Tel qu’il était cependant, le règlement de 1869 était un pas dans la bonne voie, et peut-être l’infanterie française se fût-elle tirée de la fâcheuse situation où son incurie l’avait placée, et eût-elle réussi à « se débrouiller » une fois de plus[1], si une funeste erreur n’était venue paralyser tout à coup ses plus brillantes qualités natives.

Cette erreur n’était autre que celle de la supériorité de la défensive sur l’offensive. L’extrême puissance de l’arme moderne y avait donné naissance ; les échecs dus à l’offensive à outrance et irréfléchie des Autrichiens en 1866 ne furent pas étrangers

  1. Nous n’en voulons pour preuve que l’attaque de Noisseville par le 95e (colonel Davout), le 31 août 1870. Ce brillant coup de main fut exécuté par 2 bataillons. Le 1er fut chargé de l’attaque de front. Il déploya 3 compagnies entières en tirailleurs, 2 autres constituèrent une seule colonne qui forma réserve et soutien des tirailleurs, la 6e compagnie (le bataillon comptait alors 6 compagnies de 100 hommes environ) occupa une ferme comme point d’appui.
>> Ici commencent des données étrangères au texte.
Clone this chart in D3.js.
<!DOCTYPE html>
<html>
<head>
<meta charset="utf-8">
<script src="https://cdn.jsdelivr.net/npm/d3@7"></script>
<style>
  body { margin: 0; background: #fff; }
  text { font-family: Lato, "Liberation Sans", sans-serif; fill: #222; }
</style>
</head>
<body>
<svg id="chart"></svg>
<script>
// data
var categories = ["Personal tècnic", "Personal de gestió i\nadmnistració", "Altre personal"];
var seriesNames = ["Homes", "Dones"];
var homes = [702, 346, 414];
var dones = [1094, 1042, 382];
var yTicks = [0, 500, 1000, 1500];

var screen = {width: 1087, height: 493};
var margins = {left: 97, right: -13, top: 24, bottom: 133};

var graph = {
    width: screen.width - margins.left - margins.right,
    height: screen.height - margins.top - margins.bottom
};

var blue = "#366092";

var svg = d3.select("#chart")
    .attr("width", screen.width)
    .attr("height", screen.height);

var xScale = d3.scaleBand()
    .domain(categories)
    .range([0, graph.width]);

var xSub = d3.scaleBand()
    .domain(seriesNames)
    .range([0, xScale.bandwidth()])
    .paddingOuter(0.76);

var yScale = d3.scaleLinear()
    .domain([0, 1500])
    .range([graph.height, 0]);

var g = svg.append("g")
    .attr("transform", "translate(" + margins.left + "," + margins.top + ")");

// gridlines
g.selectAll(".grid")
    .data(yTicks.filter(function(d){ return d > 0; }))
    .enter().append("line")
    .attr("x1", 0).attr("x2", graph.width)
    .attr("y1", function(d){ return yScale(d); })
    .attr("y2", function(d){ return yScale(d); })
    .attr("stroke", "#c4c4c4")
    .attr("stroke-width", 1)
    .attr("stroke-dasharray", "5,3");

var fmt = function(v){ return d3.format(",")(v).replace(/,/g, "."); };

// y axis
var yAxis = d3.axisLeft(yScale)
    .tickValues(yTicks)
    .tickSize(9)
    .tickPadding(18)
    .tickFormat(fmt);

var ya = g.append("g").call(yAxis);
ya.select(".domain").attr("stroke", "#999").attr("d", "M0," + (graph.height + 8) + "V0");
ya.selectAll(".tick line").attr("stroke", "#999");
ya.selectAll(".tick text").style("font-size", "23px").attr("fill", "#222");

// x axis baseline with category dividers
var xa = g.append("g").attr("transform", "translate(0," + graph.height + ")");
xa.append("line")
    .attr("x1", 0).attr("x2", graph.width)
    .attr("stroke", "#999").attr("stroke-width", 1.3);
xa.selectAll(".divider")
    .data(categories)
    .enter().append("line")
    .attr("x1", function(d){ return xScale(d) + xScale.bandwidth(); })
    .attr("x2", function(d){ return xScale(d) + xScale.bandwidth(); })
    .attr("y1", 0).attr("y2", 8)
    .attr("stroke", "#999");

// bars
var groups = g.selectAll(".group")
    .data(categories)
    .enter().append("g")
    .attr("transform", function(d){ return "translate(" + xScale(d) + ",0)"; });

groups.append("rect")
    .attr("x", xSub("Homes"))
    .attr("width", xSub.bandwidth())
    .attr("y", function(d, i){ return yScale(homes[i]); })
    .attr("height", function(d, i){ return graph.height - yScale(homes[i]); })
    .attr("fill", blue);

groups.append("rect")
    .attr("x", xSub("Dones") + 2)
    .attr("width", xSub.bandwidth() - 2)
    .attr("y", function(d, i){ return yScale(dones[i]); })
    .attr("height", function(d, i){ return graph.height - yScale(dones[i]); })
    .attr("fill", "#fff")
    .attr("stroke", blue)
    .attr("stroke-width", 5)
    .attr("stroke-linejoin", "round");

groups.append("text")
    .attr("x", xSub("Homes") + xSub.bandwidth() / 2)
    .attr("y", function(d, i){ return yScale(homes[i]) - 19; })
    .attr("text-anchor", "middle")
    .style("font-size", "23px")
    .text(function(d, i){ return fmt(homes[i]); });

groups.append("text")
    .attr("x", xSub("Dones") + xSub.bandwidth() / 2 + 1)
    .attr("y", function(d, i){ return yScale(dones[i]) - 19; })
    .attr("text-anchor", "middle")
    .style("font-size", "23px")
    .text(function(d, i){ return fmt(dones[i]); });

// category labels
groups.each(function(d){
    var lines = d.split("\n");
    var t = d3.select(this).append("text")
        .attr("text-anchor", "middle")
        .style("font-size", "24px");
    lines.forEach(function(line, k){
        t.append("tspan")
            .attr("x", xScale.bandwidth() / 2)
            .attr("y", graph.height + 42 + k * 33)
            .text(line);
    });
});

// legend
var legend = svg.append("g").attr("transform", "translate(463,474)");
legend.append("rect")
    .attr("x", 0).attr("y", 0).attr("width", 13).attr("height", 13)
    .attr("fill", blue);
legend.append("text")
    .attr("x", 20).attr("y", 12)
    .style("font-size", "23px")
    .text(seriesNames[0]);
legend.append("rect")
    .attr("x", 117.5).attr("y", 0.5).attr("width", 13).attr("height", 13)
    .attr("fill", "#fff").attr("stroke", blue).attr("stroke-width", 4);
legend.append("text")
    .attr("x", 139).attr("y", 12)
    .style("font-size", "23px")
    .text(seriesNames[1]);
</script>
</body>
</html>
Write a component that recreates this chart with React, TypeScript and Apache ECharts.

Le 2e bataillon fut chargé de l’attaque enveloppante. Les 6 compagnies se formèrent en 3 colonnes de division par section. Chaque colonne, forte de 4 sections à 25 files, détacha en avant une section en tirailleurs. Le bataillon marcha en échelons, la droite en avant avec 150 pas de distance et 100 pas d’intervalle. Les tirailleurs devaient seuls faire usage de leur feu, défense absolue aux colonnes de tirer un seul coup de fusil. Il y avait 1 500 mètres à franchir, dont 7 à 800 à découvert.
    « La faible profondeur, dit l’auteur de l’« Étude » dans laquelle nous puisons ce détail, de chacune des 3 colonnes, leurs grands intervalles, leur marche sans arrêt, atténuent beaucoup les effets de l’artillerie.
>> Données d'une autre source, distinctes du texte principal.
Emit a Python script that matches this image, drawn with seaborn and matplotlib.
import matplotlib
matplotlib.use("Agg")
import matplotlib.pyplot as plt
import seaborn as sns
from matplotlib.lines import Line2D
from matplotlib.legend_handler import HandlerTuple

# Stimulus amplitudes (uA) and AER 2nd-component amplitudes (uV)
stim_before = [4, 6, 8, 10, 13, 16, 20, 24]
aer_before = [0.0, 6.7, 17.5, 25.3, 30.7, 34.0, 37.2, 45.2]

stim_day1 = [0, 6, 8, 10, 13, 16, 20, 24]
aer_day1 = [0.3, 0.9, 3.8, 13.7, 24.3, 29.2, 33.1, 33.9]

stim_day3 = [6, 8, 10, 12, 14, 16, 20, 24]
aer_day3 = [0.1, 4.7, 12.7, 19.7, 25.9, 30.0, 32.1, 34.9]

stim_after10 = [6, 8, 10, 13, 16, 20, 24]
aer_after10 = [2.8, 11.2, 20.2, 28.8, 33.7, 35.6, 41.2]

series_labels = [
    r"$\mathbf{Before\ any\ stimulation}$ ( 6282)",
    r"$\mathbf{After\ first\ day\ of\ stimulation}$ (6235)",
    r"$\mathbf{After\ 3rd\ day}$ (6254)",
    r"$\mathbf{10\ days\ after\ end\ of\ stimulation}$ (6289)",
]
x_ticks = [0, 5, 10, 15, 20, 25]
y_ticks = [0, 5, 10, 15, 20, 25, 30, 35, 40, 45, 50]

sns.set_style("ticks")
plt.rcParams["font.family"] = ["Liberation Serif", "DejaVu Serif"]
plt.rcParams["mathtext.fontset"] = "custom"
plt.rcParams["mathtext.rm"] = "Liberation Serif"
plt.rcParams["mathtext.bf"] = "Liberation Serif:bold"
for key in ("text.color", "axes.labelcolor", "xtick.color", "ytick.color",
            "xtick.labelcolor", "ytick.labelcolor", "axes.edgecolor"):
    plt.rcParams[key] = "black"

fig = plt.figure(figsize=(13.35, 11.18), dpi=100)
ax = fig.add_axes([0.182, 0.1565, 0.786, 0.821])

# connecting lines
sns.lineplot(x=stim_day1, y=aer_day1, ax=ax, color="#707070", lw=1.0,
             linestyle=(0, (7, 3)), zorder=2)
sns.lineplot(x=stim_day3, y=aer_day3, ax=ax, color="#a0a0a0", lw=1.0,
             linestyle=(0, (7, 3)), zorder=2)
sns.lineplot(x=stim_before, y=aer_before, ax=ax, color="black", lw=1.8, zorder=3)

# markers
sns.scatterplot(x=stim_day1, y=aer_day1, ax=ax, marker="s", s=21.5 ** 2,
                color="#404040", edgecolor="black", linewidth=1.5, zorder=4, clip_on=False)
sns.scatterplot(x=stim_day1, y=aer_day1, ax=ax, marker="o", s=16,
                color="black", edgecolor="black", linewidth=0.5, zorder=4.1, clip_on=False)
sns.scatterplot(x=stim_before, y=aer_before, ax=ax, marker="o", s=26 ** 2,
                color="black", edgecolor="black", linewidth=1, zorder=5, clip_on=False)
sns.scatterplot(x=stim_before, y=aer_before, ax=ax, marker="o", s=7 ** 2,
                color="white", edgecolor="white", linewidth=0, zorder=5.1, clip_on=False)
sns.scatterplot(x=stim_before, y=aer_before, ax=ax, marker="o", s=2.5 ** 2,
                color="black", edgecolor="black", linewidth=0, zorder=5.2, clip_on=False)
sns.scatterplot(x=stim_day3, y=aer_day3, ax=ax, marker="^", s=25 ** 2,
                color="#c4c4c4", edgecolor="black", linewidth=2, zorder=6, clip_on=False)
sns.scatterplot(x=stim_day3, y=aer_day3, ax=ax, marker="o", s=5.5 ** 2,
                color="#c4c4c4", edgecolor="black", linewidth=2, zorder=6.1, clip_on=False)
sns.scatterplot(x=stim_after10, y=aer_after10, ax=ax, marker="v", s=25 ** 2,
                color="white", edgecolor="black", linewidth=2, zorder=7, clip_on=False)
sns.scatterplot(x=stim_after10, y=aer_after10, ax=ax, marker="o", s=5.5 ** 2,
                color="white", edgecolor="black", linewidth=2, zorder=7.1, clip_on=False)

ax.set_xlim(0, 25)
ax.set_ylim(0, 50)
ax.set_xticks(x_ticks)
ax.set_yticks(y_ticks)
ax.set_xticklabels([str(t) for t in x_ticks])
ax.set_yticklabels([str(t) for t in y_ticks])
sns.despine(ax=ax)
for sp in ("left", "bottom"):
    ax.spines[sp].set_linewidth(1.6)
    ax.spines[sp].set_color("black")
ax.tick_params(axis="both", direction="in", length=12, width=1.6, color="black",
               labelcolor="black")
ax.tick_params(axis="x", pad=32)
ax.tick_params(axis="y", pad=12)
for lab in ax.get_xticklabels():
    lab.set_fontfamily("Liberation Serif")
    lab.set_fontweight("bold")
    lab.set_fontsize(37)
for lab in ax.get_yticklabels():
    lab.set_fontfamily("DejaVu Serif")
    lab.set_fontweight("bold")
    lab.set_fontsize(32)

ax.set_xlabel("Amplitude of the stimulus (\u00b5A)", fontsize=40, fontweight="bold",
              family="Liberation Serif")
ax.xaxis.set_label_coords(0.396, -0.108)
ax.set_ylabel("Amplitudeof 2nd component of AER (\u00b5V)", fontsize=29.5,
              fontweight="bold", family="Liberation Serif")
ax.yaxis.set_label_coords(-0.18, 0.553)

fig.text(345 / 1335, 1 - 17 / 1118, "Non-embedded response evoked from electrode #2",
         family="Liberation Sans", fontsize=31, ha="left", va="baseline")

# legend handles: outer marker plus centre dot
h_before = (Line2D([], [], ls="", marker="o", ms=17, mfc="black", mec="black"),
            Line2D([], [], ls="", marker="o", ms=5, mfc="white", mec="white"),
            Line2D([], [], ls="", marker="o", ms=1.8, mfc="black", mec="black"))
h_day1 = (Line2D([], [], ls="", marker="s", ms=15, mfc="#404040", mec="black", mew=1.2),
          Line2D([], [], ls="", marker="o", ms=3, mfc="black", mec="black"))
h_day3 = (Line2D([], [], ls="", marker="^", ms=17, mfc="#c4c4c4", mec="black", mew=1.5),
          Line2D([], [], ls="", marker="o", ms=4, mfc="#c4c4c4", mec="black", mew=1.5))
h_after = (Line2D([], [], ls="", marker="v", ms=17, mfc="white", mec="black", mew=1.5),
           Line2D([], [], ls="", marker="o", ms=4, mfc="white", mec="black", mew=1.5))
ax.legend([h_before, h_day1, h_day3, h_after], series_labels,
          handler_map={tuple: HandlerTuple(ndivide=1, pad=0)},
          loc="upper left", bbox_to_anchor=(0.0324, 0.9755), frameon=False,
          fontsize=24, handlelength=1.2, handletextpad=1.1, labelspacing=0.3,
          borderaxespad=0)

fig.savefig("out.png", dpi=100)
    « Des vides se font dans les rangs des petites colonnes ; les officiers font serrer, l’ordre est maintenu, le mouvement en avant s’accélère. A 400 mètres du hameau, la ligne des tirailleurs est reçue par un feu rapide des plus violens ; elle s’arrête et y répond. Les échelons la rejoignent ; malgré leurs pertes, ils sont solides et dans la main de leurs chefs. Les tirailleurs cessent de tirer. A droite, ils se groupent dans les intervalles des colonnes ; à gauche, ils conservent une certaine avance, et soudain, d’un élan rapide, tout le monde se précipite à la baïonnette. Les défenses du sud de la route sont emportées, le petit bois est occupé. » — Cet exemple montre le parti qu’un chef intelligent et énergique sut tirer de cette formation bâtarde appelée alors colonne de division. Son initiative hardie fut couronnée d’un plein succès. C’était encore là « l’alliance indissoluble du feu et de la charge », tout l’esprit de la tactique moderne dans la double forme que le règlement d’alors lui permît de revêtir.
    Il est à croire qu’un si bel exemple eût trouvé des imitateurs, et qu’une fois de plus l’infanterie française se serait débrouillée, c’est-à-dire affranchie des entraves de la tactique officielle pour appliquer des procédés de combat mieux en rapport avec les armes modernes, si les esprits n’avaient été d’avance paralysés et les meilleures intentions barrées par les désastreuses tendances que nous signalons plus haut.